Source code of charts:
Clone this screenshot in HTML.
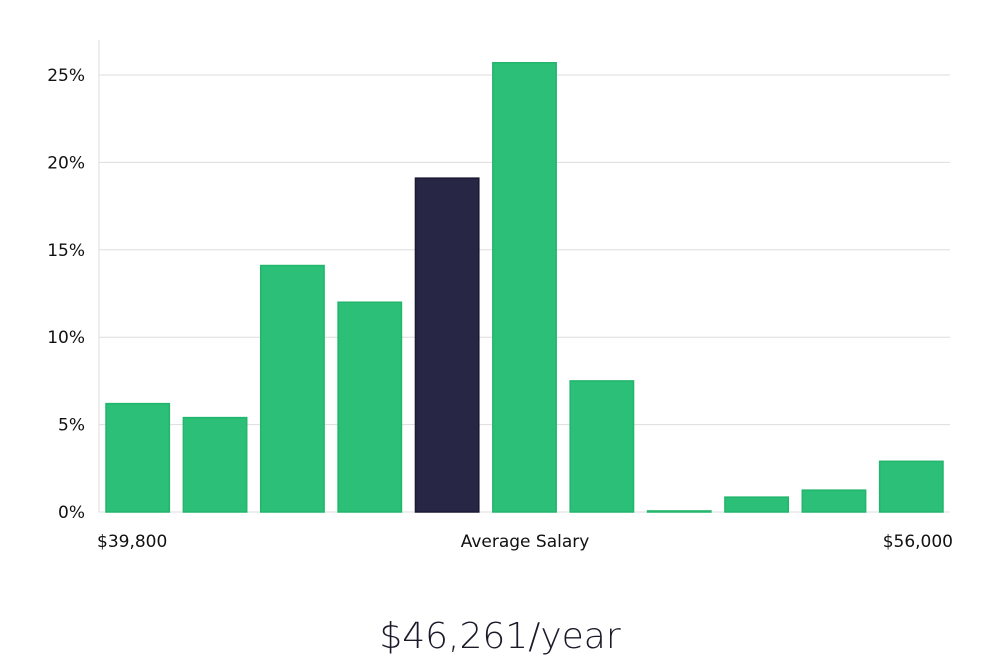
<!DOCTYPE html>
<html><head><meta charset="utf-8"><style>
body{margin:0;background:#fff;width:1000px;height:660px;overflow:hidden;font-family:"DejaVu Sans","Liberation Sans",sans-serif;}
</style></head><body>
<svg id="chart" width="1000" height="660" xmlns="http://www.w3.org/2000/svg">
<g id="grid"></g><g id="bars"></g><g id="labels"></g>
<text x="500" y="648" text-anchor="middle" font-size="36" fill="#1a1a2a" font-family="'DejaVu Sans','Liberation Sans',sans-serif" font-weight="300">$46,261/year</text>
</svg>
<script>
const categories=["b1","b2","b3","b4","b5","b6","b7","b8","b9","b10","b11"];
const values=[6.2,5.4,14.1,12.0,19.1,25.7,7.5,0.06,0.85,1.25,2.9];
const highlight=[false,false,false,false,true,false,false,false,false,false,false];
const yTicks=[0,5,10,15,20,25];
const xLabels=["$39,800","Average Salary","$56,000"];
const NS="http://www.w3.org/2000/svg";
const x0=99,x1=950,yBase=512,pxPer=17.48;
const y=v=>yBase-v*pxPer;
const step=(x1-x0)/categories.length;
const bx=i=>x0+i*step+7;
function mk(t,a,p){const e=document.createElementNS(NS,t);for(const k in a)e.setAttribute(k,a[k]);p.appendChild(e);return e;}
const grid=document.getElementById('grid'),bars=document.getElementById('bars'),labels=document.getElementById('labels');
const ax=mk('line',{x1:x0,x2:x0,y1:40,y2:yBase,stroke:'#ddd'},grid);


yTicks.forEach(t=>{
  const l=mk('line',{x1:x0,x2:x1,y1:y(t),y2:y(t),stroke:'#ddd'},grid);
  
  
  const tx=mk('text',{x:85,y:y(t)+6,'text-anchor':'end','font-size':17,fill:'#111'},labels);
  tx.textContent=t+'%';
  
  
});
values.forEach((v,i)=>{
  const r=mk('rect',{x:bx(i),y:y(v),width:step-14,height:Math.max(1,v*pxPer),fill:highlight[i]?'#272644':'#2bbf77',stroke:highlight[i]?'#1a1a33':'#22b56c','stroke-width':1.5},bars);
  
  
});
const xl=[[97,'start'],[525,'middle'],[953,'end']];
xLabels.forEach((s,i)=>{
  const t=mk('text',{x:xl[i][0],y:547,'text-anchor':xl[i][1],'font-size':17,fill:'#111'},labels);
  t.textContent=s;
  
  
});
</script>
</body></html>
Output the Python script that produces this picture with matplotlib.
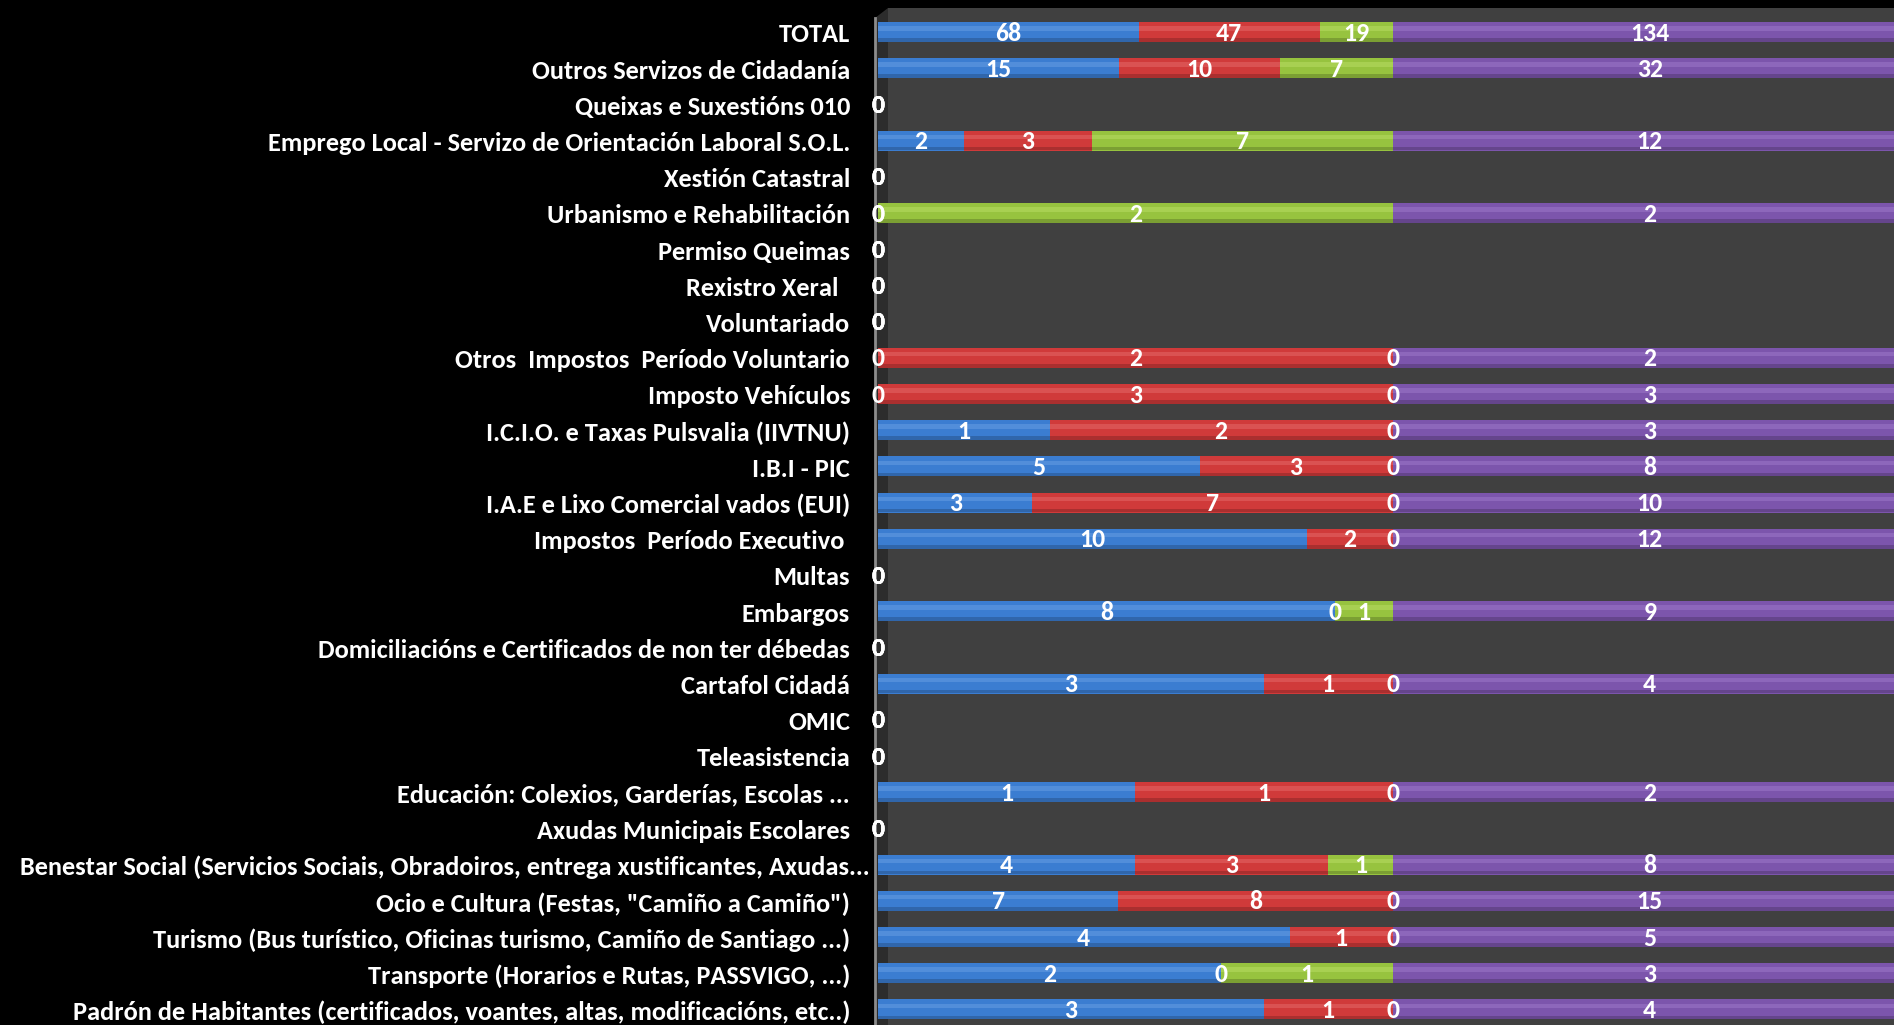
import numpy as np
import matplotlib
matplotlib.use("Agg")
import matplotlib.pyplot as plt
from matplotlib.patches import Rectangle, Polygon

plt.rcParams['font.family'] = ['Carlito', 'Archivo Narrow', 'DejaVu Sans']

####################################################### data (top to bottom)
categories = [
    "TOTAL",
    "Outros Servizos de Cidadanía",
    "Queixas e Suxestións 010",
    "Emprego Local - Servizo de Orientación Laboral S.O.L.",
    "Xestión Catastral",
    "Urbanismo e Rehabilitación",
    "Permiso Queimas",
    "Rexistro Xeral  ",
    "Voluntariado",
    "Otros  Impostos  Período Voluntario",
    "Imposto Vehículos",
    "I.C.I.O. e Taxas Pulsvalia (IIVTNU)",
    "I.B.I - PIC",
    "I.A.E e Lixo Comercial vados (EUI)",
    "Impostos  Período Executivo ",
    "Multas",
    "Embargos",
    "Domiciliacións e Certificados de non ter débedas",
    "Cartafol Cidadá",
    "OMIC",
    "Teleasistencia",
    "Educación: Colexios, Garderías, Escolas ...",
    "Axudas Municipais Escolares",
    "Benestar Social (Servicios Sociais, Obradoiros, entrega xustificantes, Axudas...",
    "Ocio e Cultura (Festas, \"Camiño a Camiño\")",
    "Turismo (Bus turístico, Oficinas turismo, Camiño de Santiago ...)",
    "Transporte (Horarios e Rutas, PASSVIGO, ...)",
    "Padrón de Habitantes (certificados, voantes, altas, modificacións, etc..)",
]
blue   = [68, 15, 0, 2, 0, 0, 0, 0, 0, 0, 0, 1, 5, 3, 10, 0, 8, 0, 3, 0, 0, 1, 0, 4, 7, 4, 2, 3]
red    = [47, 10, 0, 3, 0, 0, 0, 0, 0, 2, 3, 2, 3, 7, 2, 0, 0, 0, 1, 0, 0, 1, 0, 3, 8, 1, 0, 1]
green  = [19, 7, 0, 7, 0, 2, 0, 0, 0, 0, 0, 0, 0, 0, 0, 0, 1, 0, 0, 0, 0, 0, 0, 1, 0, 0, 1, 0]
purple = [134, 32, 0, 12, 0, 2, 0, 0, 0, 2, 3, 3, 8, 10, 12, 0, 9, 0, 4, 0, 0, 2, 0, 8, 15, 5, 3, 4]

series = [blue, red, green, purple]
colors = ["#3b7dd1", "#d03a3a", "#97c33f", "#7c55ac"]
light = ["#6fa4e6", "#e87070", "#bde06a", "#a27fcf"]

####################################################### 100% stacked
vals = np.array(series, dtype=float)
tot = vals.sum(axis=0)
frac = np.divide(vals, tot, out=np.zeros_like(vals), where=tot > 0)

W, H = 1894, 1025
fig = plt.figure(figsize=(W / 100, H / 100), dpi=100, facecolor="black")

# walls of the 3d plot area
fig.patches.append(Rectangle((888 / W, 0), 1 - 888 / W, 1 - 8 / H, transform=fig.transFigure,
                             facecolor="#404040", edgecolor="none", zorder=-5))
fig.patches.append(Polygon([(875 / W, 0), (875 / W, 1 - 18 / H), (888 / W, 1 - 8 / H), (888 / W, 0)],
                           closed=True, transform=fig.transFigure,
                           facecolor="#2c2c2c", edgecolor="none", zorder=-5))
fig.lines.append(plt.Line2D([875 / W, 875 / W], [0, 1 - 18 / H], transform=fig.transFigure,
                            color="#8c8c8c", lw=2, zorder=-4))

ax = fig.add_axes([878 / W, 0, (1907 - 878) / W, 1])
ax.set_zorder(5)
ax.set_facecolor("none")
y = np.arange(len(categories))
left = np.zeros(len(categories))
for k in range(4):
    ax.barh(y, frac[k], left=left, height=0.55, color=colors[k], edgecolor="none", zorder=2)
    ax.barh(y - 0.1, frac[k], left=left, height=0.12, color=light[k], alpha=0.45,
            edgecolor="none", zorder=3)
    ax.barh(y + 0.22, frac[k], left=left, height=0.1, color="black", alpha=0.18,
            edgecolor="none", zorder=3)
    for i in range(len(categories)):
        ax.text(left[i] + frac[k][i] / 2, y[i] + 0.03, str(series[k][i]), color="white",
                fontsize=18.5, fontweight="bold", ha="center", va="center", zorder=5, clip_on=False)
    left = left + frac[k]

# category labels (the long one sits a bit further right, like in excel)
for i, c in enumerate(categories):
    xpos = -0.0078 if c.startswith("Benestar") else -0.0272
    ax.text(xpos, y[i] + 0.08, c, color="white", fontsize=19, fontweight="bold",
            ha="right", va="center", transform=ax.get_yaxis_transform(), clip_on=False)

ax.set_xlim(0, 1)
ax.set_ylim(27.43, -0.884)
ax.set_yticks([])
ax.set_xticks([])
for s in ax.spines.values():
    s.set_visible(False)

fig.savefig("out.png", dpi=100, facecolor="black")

STATED TASK: Take the stretch from the line containing "Output the Python" through the line containing "plt.rcParams['font.family'] = ['Carlito', 'Archivo" and reproduce it exactly, both ends included. Omit the pictures.

THE OUTPUT:
Output the Python script that produces this picture with matplotlib.
import numpy as np
import matplotlib
matplotlib.use("Agg")
import matplotlib.pyplot as plt
from matplotlib.patches import Rectangle, Polygon

plt.rcParams['font.family'] = ['Carlito', 'Archivo Narrow', 'DejaVu Sans']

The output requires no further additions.